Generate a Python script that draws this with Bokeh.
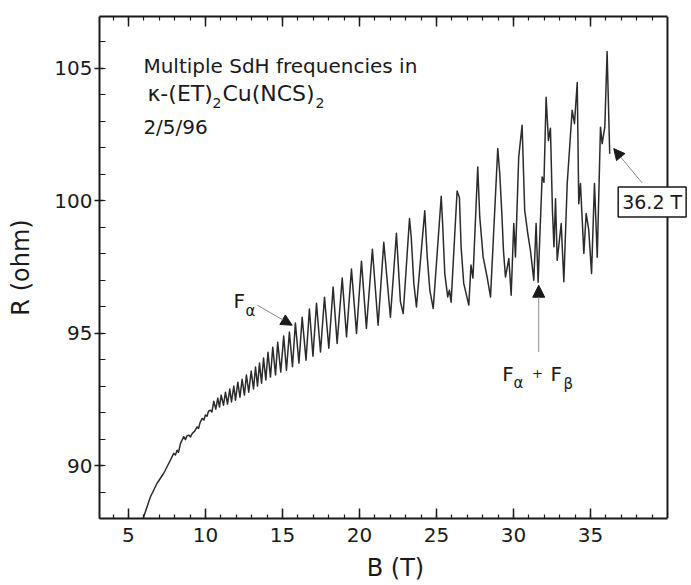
from bokeh.plotting import figure
from bokeh.models import Range1d, LinearAxis, FixedTicker, Label, Arrow, NormalHead, ColumnDataSource, Span
from bokeh.embed import file_html
from bokeh.resources import INLINE

# ---------------- data ----------------
# low-field part (no visible oscillations, small noise)
B_low = [5.85, 5.99, 6.43, 6.86, 7.29, 7.73, 7.94, 8.05, 8.16, 8.25, 8.38, 8.59, 8.70, 8.80,
         8.92, 9.03, 9.14, 9.30, 9.46, 9.55, 9.65, 9.79, 9.90, 10.00, 10.10, 10.20, 10.32, 10.42]
R_low = [87.60, 88.07, 88.82, 89.33, 89.71, 90.21, 90.46, 90.40, 90.58, 90.50, 90.84, 91.09, 90.98, 91.12,
         91.15, 91.08, 91.21, 91.30, 91.46, 91.40, 91.62, 91.78, 91.72, 91.91, 91.86, 92.05, 92.09, 92.02]

# F_alpha oscillations: alternating peaks / troughs
B_mid = [10.54, 10.67, 10.80, 10.91, 11.02, 11.17, 11.30, 11.43, 11.58, 11.69,
         11.84, 11.95, 12.10, 12.24, 12.38, 12.53, 12.66, 12.81, 12.97, 13.12,
         13.25, 13.38, 13.51, 13.64, 13.77, 13.92, 14.06, 14.22, 14.37, 14.55,
         14.69, 14.89, 15.08, 15.26, 15.45, 15.65, 15.84, 16.07, 16.28, 16.53,
         16.75, 16.98, 17.21, 17.47, 17.73, 18.01, 18.29, 18.55, 18.88, 19.16,
         19.48, 19.81, 20.13, 20.45, 20.84, 21.21, 21.58, 22.01]
R_mid = [92.43, 92.13, 92.55, 92.21, 92.66, 92.28, 92.77, 92.32, 92.89, 92.40,
         93.00, 92.47, 93.15, 92.58, 93.26, 92.66, 93.42, 92.77, 93.57, 92.89,
         93.72, 93.00, 93.87, 93.11, 94.06, 93.23, 94.28, 93.34, 94.47, 93.42,
         94.66, 93.53, 94.89, 93.60, 95.04, 93.73, 95.38, 93.87, 95.60, 93.98,
         95.91, 94.13, 96.13, 94.29, 96.36, 94.43, 96.74, 94.61, 97.08, 94.86,
         97.42, 94.99, 97.72, 95.18, 98.17, 95.30, 98.43, 95.60]

# high-field part with beating (F_alpha + F_beta)
B_high = [22.40, 22.66, 22.84, 23.25, 23.36, 23.53, 23.70, 24.24, 24.40, 24.57,
          24.79, 25.31, 25.41, 25.54, 25.73, 25.84, 25.95, 26.34, 26.49, 26.60,
          26.77, 27.10, 27.24, 27.37, 27.68, 27.81, 28.03, 28.29, 28.51, 28.98,
          29.11, 29.25, 29.35, 29.48, 29.70, 29.85, 30.02, 30.13, 30.34, 30.56,
          30.73, 30.93, 31.10, 31.32, 31.47, 31.60, 31.86, 31.98, 32.12, 32.27,
          32.40, 32.53, 32.63, 32.73, 32.84, 33.10, 33.27, 33.49, 33.81, 33.96,
          34.14, 34.24, 34.35, 34.57, 34.72, 34.89, 35.07, 35.26, 35.44, 35.65,
          35.76, 35.93, 36.08, 36.25]
R_high = [98.77, 96.18, 95.74, 99.33, 98.63, 96.88, 95.99, 99.62, 97.88, 96.62,
          95.93, 100.17, 99.01, 97.25, 96.37, 96.62, 96.17, 100.37, 100.12, 98.26,
          96.88, 96.06, 97.57, 97.08, 101.28, 99.39, 97.88, 97.12, 96.37, 101.97,
          101.03, 99.45, 98.13, 97.12, 97.82, 96.43, 99.14, 97.88, 101.65, 102.85,
          99.64, 98.76, 98.13, 97.00, 99.14, 96.92, 100.90, 100.70, 103.91, 102.28,
          102.74, 99.64, 98.26, 100.08, 97.75, 99.14, 96.94, 100.65, 103.42, 102.91,
          104.47, 99.89, 100.65, 98.01, 99.52, 98.89, 97.25, 100.65, 97.87, 102.78,
          102.16, 102.78, 105.64, 101.78]

x_major = [5, 10, 15, 20, 25, 30, 35]
y_major = [90, 95, 100, 105]
x_minor = list(range(4, 40))
y_minor = list(range(88, 108))

x_label = "B (T)"
y_label = "R (ohm)"

# axis extent of the drawn box (the box label spills past the right frame edge)
X_LO, X_HI = 3.12, 40.0
Y_LO, Y_HI = 88.0, 106.96

# ---------------- figure ----------------
FONT = "DejaVu Sans"
INK = "#1a1a1a"

p = figure(width=691, height=585, output_backend="svg", toolbar_location=None,
           x_range=Range1d(X_LO, 41.56), y_range=Range1d(Y_LO, Y_HI),
           min_border_left=99, min_border_right=0, min_border_top=16, min_border_bottom=67)
p.grid.visible = False
p.background_fill_color = "white"
p.border_fill_color = "white"
p.outline_line_color = None

src = ColumnDataSource(dict(B=B_low + B_mid + B_high, R=R_low + R_mid + R_high))
p.line("B", "R", source=src, line_color="#2b2b2b", line_width=1.5, line_join="round")

xt = FixedTicker(ticks=x_major, minor_ticks=x_minor)
yt = FixedTicker(ticks=y_major, minor_ticks=y_minor)

for ax in p.xaxis:
    ax.ticker = xt
    ax.bounds = (X_LO, X_HI)
    ax.axis_label = x_label
    ax.major_tick_in = 10
    ax.major_tick_out = 0
    ax.minor_tick_in = 4
    ax.minor_tick_out = 0
    ax.major_label_standoff = 9
    ax.axis_label_standoff = 9

for ax in p.yaxis:
    ax.ticker = yt
    ax.axis_label = y_label
    ax.major_tick_in = 4
    ax.major_tick_out = 5
    ax.minor_tick_in = 6
    ax.minor_tick_out = 0
    ax.major_label_standoff = 2
    ax.axis_label_standoff = 16

for ax in p.xaxis + p.yaxis:
    ax.axis_line_width = 2
    ax.axis_line_color = INK
    ax.major_tick_line_color = INK
    ax.minor_tick_line_color = INK
    ax.major_tick_line_width = 1.5
    ax.minor_tick_line_width = 1.2
    ax.major_label_text_font = FONT
    ax.major_label_text_font_size = "20px"
    ax.major_label_text_color = INK
    ax.axis_label_text_font = FONT
    ax.axis_label_text_font_size = "24px"
    ax.axis_label_text_font_style = "normal"
    ax.axis_label_text_color = INK

top = LinearAxis(ticker=xt, bounds=(X_LO, X_HI), major_tick_in=10, major_tick_out=0,
                 minor_tick_in=4, minor_tick_out=0,
                 axis_line_width=2, axis_line_color=INK, major_tick_line_color=INK,
                 minor_tick_line_color=INK, major_tick_line_width=1.5, minor_tick_line_width=1.2,
                 major_label_text_font_size="0px", major_label_standoff=0)
p.add_layout(top, "above")

# right edge of the box
p.add_layout(Span(location=X_HI, dimension="height", line_color=INK, line_width=2))


def lab(x, y, text, size="20px", **kw):
    opts = dict(text_font=FONT, text_font_size=size, text_color=INK, text_baseline="alphabetic")
    opts.update(kw)
    p.add_layout(Label(x=x, y=y, text=text, **opts))


# title block
lab(5.97, 105.08, "Multiple SdH frequencies in")
lab(6.23, 104.06, "κ-(ET)", size="22px")
lab(10.45, 103.68, "2", size="14px")
lab(11.10, 104.06, "Cu(NCS)", size="22px")
lab(17.15, 103.68, "2", size="14px")
lab(5.97, 102.77, "2/5/96")

# F_alpha annotation
lab(11.82, 96.20, "F")
lab(12.60, 95.82, "α", size="15px")
p.add_layout(Arrow(end=NormalHead(size=11, fill_color=INK, line_color=INK),
                   x_start=13.36, y_start=96.06, x_end=15.63, y_end=95.30,
                   line_color="#8a8a8a", line_width=1))

# F_alpha + F_beta annotation
lab(29.27, 93.45, "F")
lab(30.00, 93.11, "α", size="15px")
lab(31.56, 93.49, "+", size="13px", text_align="center", text_baseline="middle")
lab(32.40, 93.45, "F")
lab(33.25, 93.08, "β", size="15px")
p.add_layout(Arrow(end=NormalHead(size=12, fill_color=INK, line_color=INK),
                   x_start=31.64, y_start=94.29, x_end=31.64, y_end=96.81,
                   line_color="#9a8a96", line_width=1))

# 36.2 T box
p.add_layout(Label(x=36.80, y=99.955, text="36.2 T", text_font=FONT, text_font_size="19px",
                   text_color=INK, text_baseline="middle", padding=4,
                   border_line_color=INK, border_line_width=1.5, background_fill_color="white"))
p.add_layout(Arrow(end=NormalHead(size=11, fill_color=INK, line_color=INK),
                   x_start=38.36, y_start=100.67, x_end=36.51, y_end=101.97,
                   line_color="#8a8a8a", line_width=1))

open("out.html", "w").write(file_html(p, INLINE))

_Stated task_
In the data above, please extract the lines from the first one through the line with "97.42, 94.99, 97.72, 95.18, 98.17, 95.30, 98.43, 95.60]", exactly, and keep pictures out.

_Reply_
Generate a Python script that draws this with Bokeh.
from bokeh.plotting import figure
from bokeh.models import Range1d, LinearAxis, FixedTicker, Label, Arrow, NormalHead, ColumnDataSource, Span
from bokeh.embed import file_html
from bokeh.resources import INLINE

# ---------------- data ----------------
# low-field part (no visible oscillations, small noise)
B_low = [5.85, 5.99, 6.43, 6.86, 7.29, 7.73, 7.94, 8.05, 8.16, 8.25, 8.38, 8.59, 8.70, 8.80,
         8.92, 9.03, 9.14, 9.30, 9.46, 9.55, 9.65, 9.79, 9.90, 10.00, 10.10, 10.20, 10.32, 10.42]
R_low = [87.60, 88.07, 88.82, 89.33, 89.71, 90.21, 90.46, 90.40, 90.58, 90.50, 90.84, 91.09, 90.98, 91.12,
         91.15, 91.08, 91.21, 91.30, 91.46, 91.40, 91.62, 91.78, 91.72, 91.91, 91.86, 92.05, 92.09, 92.02]

# F_alpha oscillations: alternating peaks / troughs
B_mid = [10.54, 10.67, 10.80, 10.91, 11.02, 11.17, 11.30, 11.43, 11.58, 11.69,
         11.84, 11.95, 12.10, 12.24, 12.38, 12.53, 12.66, 12.81, 12.97, 13.12,
         13.25, 13.38, 13.51, 13.64, 13.77, 13.92, 14.06, 14.22, 14.37, 14.55,
         14.69, 14.89, 15.08, 15.26, 15.45, 15.65, 15.84, 16.07, 16.28, 16.53,
         16.75, 16.98, 17.21, 17.47, 17.73, 18.01, 18.29, 18.55, 18.88, 19.16,
         19.48, 19.81, 20.13, 20.45, 20.84, 21.21, 21.58, 22.01]
R_mid = [92.43, 92.13, 92.55, 92.21, 92.66, 92.28, 92.77, 92.32, 92.89, 92.40,
         93.00, 92.47, 93.15, 92.58, 93.26, 92.66, 93.42, 92.77, 93.57, 92.89,
         93.72, 93.00, 93.87, 93.11, 94.06, 93.23, 94.28, 93.34, 94.47, 93.42,
         94.66, 93.53, 94.89, 93.60, 95.04, 93.73, 95.38, 93.87, 95.60, 93.98,
         95.91, 94.13, 96.13, 94.29, 96.36, 94.43, 96.74, 94.61, 97.08, 94.86,
         97.42, 94.99, 97.72, 95.18, 98.17, 95.30, 98.43, 95.60]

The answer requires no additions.